THE TASK >> The required output is the block of lines from the line with "What seaborn and" to the line with "import seaborn as sns", endpoints included and pictures omitted.

RECORDED DATA >>
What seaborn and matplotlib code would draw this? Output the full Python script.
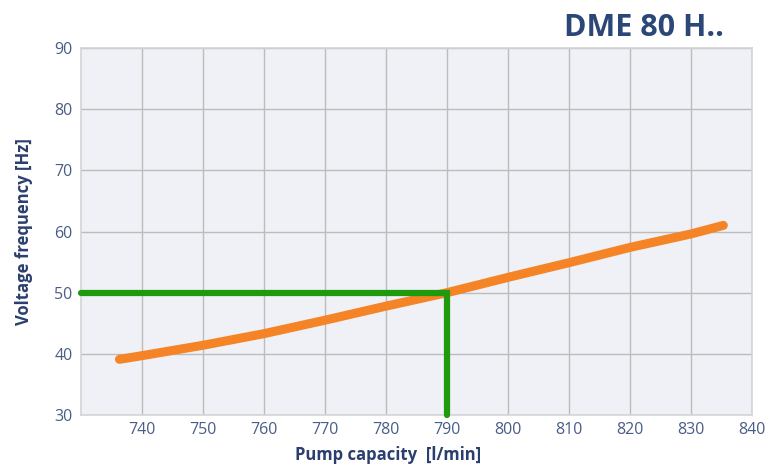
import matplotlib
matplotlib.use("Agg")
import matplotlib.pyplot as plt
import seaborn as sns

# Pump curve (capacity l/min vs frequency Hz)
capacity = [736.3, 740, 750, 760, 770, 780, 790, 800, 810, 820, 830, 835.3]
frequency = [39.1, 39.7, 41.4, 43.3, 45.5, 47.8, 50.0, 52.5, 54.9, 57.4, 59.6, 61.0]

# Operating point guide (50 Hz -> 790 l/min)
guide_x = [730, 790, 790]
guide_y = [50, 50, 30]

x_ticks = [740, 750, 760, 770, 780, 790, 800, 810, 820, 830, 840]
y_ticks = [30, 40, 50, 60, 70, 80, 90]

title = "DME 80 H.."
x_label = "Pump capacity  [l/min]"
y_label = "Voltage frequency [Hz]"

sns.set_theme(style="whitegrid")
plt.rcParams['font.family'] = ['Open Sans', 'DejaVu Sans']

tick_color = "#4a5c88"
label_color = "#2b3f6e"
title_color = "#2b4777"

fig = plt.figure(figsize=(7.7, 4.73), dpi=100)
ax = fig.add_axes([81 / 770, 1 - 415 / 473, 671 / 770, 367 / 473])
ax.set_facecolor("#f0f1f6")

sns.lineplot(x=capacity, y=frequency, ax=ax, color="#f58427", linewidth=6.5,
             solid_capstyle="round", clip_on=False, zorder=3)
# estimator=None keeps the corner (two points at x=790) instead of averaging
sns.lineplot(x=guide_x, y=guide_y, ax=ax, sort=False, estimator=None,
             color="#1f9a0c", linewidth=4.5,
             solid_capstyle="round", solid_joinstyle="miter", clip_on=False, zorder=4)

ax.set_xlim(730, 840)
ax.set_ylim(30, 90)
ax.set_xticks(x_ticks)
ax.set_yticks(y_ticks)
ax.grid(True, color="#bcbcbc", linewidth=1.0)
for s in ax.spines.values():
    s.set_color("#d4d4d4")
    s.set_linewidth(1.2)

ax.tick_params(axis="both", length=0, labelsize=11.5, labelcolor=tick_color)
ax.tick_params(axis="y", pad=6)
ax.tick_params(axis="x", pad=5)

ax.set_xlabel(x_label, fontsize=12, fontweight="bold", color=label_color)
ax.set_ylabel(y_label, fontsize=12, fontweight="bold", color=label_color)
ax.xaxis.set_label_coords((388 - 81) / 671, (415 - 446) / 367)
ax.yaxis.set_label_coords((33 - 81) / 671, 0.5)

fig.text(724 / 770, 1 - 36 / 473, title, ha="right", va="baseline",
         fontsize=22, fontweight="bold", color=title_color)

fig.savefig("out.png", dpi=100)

---

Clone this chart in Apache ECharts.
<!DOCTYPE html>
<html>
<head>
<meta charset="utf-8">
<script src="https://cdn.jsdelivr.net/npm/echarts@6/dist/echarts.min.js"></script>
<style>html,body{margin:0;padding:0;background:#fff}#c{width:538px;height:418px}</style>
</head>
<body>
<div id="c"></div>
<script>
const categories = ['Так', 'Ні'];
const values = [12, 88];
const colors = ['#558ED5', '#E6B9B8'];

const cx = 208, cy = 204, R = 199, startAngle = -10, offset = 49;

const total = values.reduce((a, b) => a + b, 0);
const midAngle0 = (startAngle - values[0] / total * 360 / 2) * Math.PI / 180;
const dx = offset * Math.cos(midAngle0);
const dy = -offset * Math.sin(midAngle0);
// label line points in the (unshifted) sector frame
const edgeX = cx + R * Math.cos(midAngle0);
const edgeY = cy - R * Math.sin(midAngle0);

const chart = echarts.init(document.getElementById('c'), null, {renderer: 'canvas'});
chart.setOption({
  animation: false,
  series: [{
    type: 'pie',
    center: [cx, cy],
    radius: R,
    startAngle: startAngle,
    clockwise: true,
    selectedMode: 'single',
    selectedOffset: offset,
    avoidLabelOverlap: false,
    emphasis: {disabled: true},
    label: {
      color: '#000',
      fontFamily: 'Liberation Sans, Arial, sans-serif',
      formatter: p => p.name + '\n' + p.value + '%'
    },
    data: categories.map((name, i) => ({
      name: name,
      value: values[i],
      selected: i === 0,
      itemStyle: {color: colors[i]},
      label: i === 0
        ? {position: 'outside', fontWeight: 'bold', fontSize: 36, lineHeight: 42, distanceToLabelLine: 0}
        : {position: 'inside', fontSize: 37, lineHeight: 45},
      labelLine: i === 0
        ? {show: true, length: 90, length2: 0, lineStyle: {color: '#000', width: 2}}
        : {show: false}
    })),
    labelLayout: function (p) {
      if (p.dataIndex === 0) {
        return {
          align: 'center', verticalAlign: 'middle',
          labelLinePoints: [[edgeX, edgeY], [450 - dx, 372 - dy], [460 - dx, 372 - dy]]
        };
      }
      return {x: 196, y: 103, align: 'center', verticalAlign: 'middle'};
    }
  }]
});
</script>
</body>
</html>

EXPECTED OUTPUT >>
What seaborn and matplotlib code would draw this? Output the full Python script.
import matplotlib
matplotlib.use("Agg")
import matplotlib.pyplot as plt
import seaborn as sns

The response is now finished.